Common Patterns¶
Recipes for common slurmq usage patterns.
Check before submitting¶
Block job submission if quota exceeded:
#!/bin/bash
# submit-job.sh
# Check quota first
if ! slurmq --quiet check; then
echo "Quota exceeded! Cannot submit job."
exit 1
fi
# Submit job
sbatch my_job.sh
Get remaining quota¶
Extract remaining hours for scripts:
remaining=$(slurmq --json check | jq '.remaining_gpu_hours')
echo "You have $remaining GPU-hours remaining"
# Check if enough for a job
if (( $(echo "$remaining < 10" | bc -l) )); then
echo "Warning: Less than 10 hours remaining!"
fi
Multi-cluster workflow¶
Switch between clusters:
# Check all clusters
for cluster in stella stellar traverse; do
echo "=== $cluster ==="
slurmq --cluster $cluster check
done
Export weekly report¶
Generate CSV report for spreadsheets:
#!/bin/bash
# weekly-report.sh
DATE=$(date +%Y-%m-%d)
OUTPUT_DIR="/shared/reports"
slurmq report --format csv --output "$OUTPUT_DIR/usage-$DATE.csv"
Slack notification¶
Send alerts to Slack:
#!/bin/bash
# check-and-alert.sh
WEBHOOK_URL="https://hooks.slack.com/services/..."
# Check for exceeded users
exceeded=$(slurmq --json report | jq '[.users[] | select(.status == "exceeded")] | length')
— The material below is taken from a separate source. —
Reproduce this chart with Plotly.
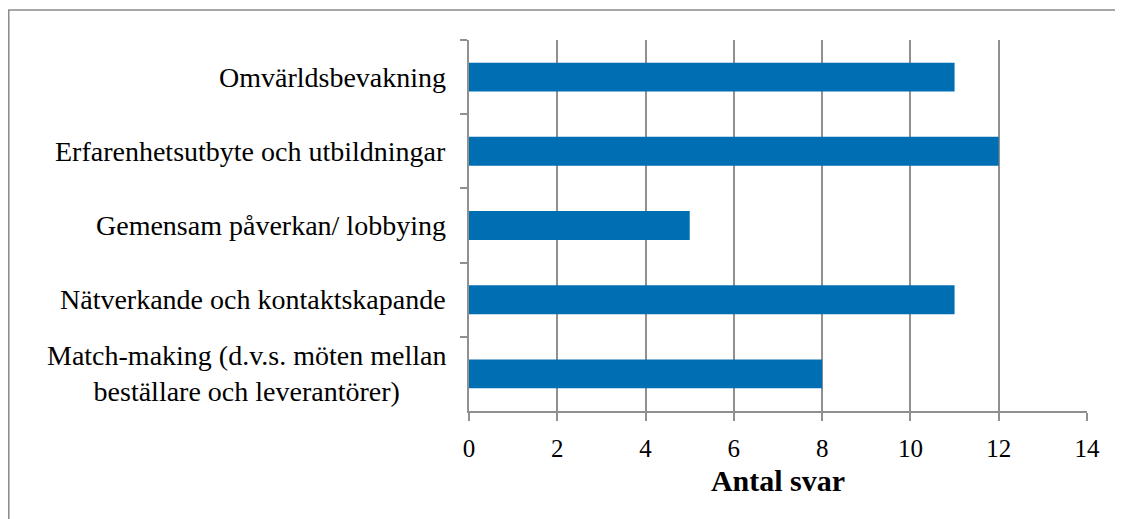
import plotly.graph_objects as go

categories = [
    "Omvärldsbevakning",
    "Erfarenhetsutbyte och utbildningar",
    "Gemensam påverkan/ lobbying",
    "Nätverkande och kontaktskapande",
    "Match-making (d.v.s. möten mellan<br>beställare och leverantörer)",
]
answers = [11, 12, 5, 11, 8]
x_ticks = [0, 2, 4, 6, 8, 10, 12, 14]

FONT = "Liberation Serif"
GRID = "#909090"
BAR = "#006EB2"


def build_figure():
    fig = go.Figure()
    fig.add_trace(go.Bar(
        x=answers,
        y=categories,
        orientation="h",
        marker=dict(color=BAR, line=dict(width=0)),
        hoverinfo="x+y",
    ))

    # category labels as annotations so that the two-line label stays centred
    for cat in categories:
        fig.add_annotation(
            x=0, xref="paper", y=cat, yref="y",
            text=cat, showarrow=False,
            xanchor="right", yanchor="middle", align="center",
            xshift=-21,
            font=dict(family=FONT, size=28, color="black"),
        )

    # outer frame of the chart area (only top and left visible)
    fig.add_shape(
        type="rect", xref="paper", yref="paper",
        x0=-0.7447, x1=1.08, y0=-0.35, y1=1.0809,
        line=dict(color="#8a8a8a", width=1.5),
        layer="below",
    )

    fig.update_layout(
        width=1115,
        height=511,
        margin=dict(l=461, r=36, t=32, b=108),
        plot_bgcolor="white",
        paper_bgcolor="white",
        bargap=0.61,
        showlegend=False,
        xaxis=dict(
            range=[0, 14],
            tickvals=x_ticks,
            ticktext=[str(v) for v in x_ticks],
            showgrid=True,
            gridcolor=GRID,
            gridwidth=1.6,
            zeroline=False,
            showline=True,
            linecolor=GRID,
            linewidth=1.6,
            ticks="outside",
            ticklen=8,
            tickcolor=GRID,
            tickwidth=1.6,
            ticklabelstandoff=6,
            tickfont=dict(family=FONT, size=25, color="black"),
            title=dict(
                text="<b>Antal svar</b>",
                font=dict(family=FONT, size=30, color="black"),
                standoff=9,
            ),
        ),
        yaxis=dict(
            categoryorder="array",
            categoryarray=categories,
            autorange="reversed",
            showticklabels=False,
            showgrid=False,
            zeroline=False,
            showline=True,
            linecolor=GRID,
            linewidth=1.6,
            ticks="outside",
            tickson="boundaries",
            ticklen=7,
            tickcolor=GRID,
            tickwidth=1.6,
        ),
    )
    return fig


fig = build_figure()
fig.write_html("out.html")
if [ "$exceeded" -gt 0 ]; then
curl -X POST -H 'Content-type: application/json' \
--data "{\"text\":\"warning: $exceeded users have exceeded GPU quota\"}" \
"$WEBHOOK_URL"
fi
Pre-commit hook¶
Check quota before git push (for ML repos):
#!/bin/bash
# .git/hooks/pre-push
# Only check if on training branch
branch=$(git rev-parse --abbrev-ref HEAD)
if [[ "$branch" == "train-"* ]]; then
if ! slurmq --quiet check; then
echo "Quota exceeded! Training jobs may fail."
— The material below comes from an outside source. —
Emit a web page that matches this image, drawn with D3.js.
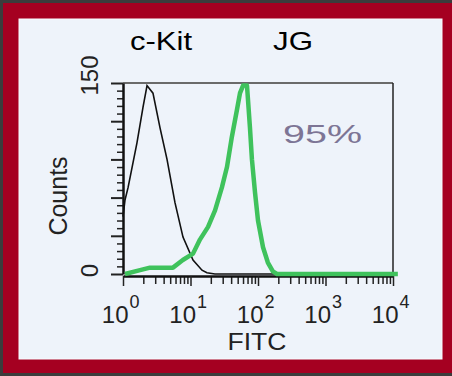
<!DOCTYPE html>
<html>
<head>
<meta charset="utf-8">
<script src="https://cdn.jsdelivr.net/npm/d3@7"></script>
<style>
  body { margin: 0; background: #3c3c3c; }
  svg { display: block; font-family: "Liberation Sans", Arial, sans-serif; }
</style>
</head>
<body>
<div id="chart"></div>
<script>
// --- data (FITC value, count) ---
const titles = ["c-Kit", "JG"];
const percentLabel = "95%";
const yTickValues = [0, 150];
const decades = [1, 10, 100, 1000, 10000];

const ckitX = [1, 1.07, 1.19, 1.61, 1.98, 2.27, 2.78, 3.53, 4.49, 5.89, 7.74, 10.9, 14.8, 17.5, 23, 212];
const ckitY = [45, 58, 68, 103, 131, 148, 142, 115, 90, 56, 29, 11, 3, 1, 0, 0];

const jgX = [1.07, 1.79, 2.51, 3.53, 5.5, 7.7, 10.9, 13.8, 18.2, 23.1, 29.2, 34.7, 41.1, 48.8, 54.1, 60, 68.7, 76, 81.3, 90.3, 100, 118.7, 140, 166, 191, 11800];
const jgY = [0, 3, 5, 5, 5, 11, 16, 27, 37, 50, 68, 84, 108, 129, 142, 148, 148, 115, 90, 64, 42, 21, 9, 2, 0, 0];

const W = 452, H = 376;
const plot = { left: 123, right: 393, top: 83, bottom: 274 };

const svg = d3.select("#chart").append("svg")
  .attr("width", W)
  .attr("height", H);

// frame
svg.append("rect").attr("x", 3).attr("y", 3).attr("width", W - 3).attr("height", 370).attr("fill", "#a50021");
svg.append("rect").attr("x", 19).attr("y", 19).attr("width", 423).attr("height", 340)
  .attr("fill", "#eef3fa").attr("stroke", "#f8fbff").attr("stroke-width", 1);

// --- scales ---
const x = d3.scaleLog().domain([1, 10000]).range([plot.left, plot.right]);
const y = d3.scaleLinear().domain([0, 150]).range([plot.bottom, plot.top]);

// titles
svg.append("text").attr("x", 130).attr("y", 50).attr("font-size", 25)
  .attr("textLength", 62).attr("lengthAdjust", "spacingAndGlyphs").text(titles[0]);
svg.append("text").attr("x", 273).attr("y", 50).attr("font-size", 25)
  .attr("textLength", 40).attr("lengthAdjust", "spacingAndGlyphs").text(titles[1]);

// box top + right
svg.append("line").attr("x1", plot.left).attr("x2", plot.right).attr("y1", plot.top).attr("y2", plot.top)
  .attr("stroke", "#6a6a6a").attr("stroke-width", 2);
svg.append("line").attr("x1", plot.right).attr("x2", plot.right).attr("y1", plot.top).attr("y2", 276)
  .attr("stroke", "#222").attr("stroke-width", 1.5);

// --- y axis: minor ticks, then major ---
const yMinor = d3.range(0, 151, 6).filter(v => v % 30 !== 0);
svg.append("g").attr("transform", `translate(${plot.left},0)`)
  .call(d3.axisLeft(y).tickValues(yMinor).tickSize(6).tickFormat(""))
  .call(g => g.select(".domain").remove())
  .selectAll("line").attr("stroke", "#222").attr("stroke-width", 1.5);

const yAxisG = svg.append("g").attr("transform", `translate(${plot.left},0)`)
  .call(d3.axisLeft(y).tickValues(d3.range(0, 151, 30)).tickSize(12).tickSizeOuter(0)
    .tickFormat(d => yTickValues.includes(d) ? d : ""));
yAxisG.select(".domain").attr("stroke", "#111").attr("stroke-width", 2.5);
yAxisG.selectAll("line").attr("stroke", "#222").attr("stroke-width", 2);
yAxisG.selectAll("text")
  .attr("x", 0).attr("dy", 0)
  .attr("font-size", 24).attr("fill", "#222")
  .attr("font-family", "Liberation Sans, Arial, sans-serif")
  .attr("text-anchor", "middle")
  .attr("transform", d => `translate(-25,${d === 150 ? -8 : -4}) rotate(-90)`);

svg.append("text")
  .attr("transform", "translate(67,196) rotate(-90)")
  .attr("text-anchor", "middle").attr("font-size", 25).attr("fill", "#222")
  .text("Counts");

// --- x axis ---
const xMinor = [];
decades.slice(0, -1).forEach(d => { for (let k = 2; k <= 9; k++) xMinor.push(d * k); });

svg.append("g").attr("transform", `translate(0,276)`)
  .call(d3.axisBottom(x).tickValues(xMinor).tickSize(8).tickFormat(""))
  .call(g => g.select(".domain").remove())
  .selectAll("line").attr("stroke", "#222").attr("stroke-width", 1.5);

const xAxisG = svg.append("g").attr("transform", `translate(0,276)`)
  .call(d3.axisBottom(x).tickValues(decades).tickSize(10).tickSizeOuter(0).tickFormat(() => ""));
xAxisG.select(".domain").attr("stroke", "#111").attr("stroke-width", 2.5);
xAxisG.selectAll("line").attr("stroke", "#222").attr("stroke-width", 1.5);
xAxisG.selectAll(".tick").each(function(d) {
  const t = d3.select(this);
  const e = Math.round(Math.log10(d));
  t.append("text").attr("x", 5).attr("y", 47).attr("text-anchor", "end")
    .attr("font-size", 24).attr("fill", "#222").text("10");
  t.append("text").attr("x", 6).attr("y", 32).attr("text-anchor", "start")
    .attr("font-size", 18).attr("fill", "#222").text(e);
});

svg.append("text").attr("x", 257).attr("y", 350).attr("text-anchor", "middle")
  .attr("font-size", 24).attr("fill", "#222")
  .attr("textLength", 59).attr("lengthAdjust", "spacingAndGlyphs")
  .text("FITC");

// --- histograms ---
const line = d3.line().x(d => x(d[0])).y(d => y(d[1]));

svg.append("path")
  .datum(d3.zip(ckitX, ckitY))
  .attr("d", line)
  .attr("fill", "none").attr("stroke", "#111").attr("stroke-width", 1.6);

svg.append("path")
  .datum(d3.zip(jgX, jgY))
  .attr("d", line)
  .attr("fill", "none").attr("stroke", "#3fc25c").attr("stroke-width", 4.5)
  .attr("stroke-linejoin", "round");

svg.append("text").attr("x", 283).attr("y", 143).attr("font-size", 25)
  .attr("fill", "#7d7595")
  .attr("textLength", 79).attr("lengthAdjust", "spacingAndGlyphs")
  .text(percentLabel);
</script>
</body>
</html>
read -p "Push anyway? (y/N) " confirm
[[ "$confirm" != "y" ]] && exit 1
fi
fi
Dashboard integration¶
Export metrics for Grafana/Prometheus:
#!/bin/bash
# metrics.sh - Run every minute via cron
METRICS_FILE="/var/lib/prometheus/slurmq.prom"
# Get stats
stats=$(slurmq --json report 2>/dev/null)
if [ $? -eq 0 ]; then
# Generate Prometheus metrics
echo "# HELP slurmq_users_total Total number of users"
echo "# TYPE slurmq_users_total gauge"
echo "slurmq_users_total $(echo $stats | jq '.users | length')"
echo "# HELP slurmq_exceeded_users Users over quota"
echo "# TYPE slurmq_exceeded_users gauge"
echo "slurmq_exceeded_users $(echo $stats | jq '[.users[] | select(.status == \"exceeded\")] | length')"
fi > "$METRICS_FILE"
Job wrapper¶
Wrap sbatch to check quota first:
#!/bin/bash
# /usr/local/bin/sbatch-safe
# Check quota
remaining=$(slurmq --json check 2>/dev/null | jq -r '.remaining_gpu_hours // 0')
if (( $(echo "$remaining <= 0" | bc -l) )); then
echo "Error: GPU quota exceeded. Cannot submit job." >&2
exit 1
fi
# Pass through to real sbatch
exec /usr/bin/sbatch "$@"
Then alias: alias sbatch=/usr/local/bin/sbatch-safe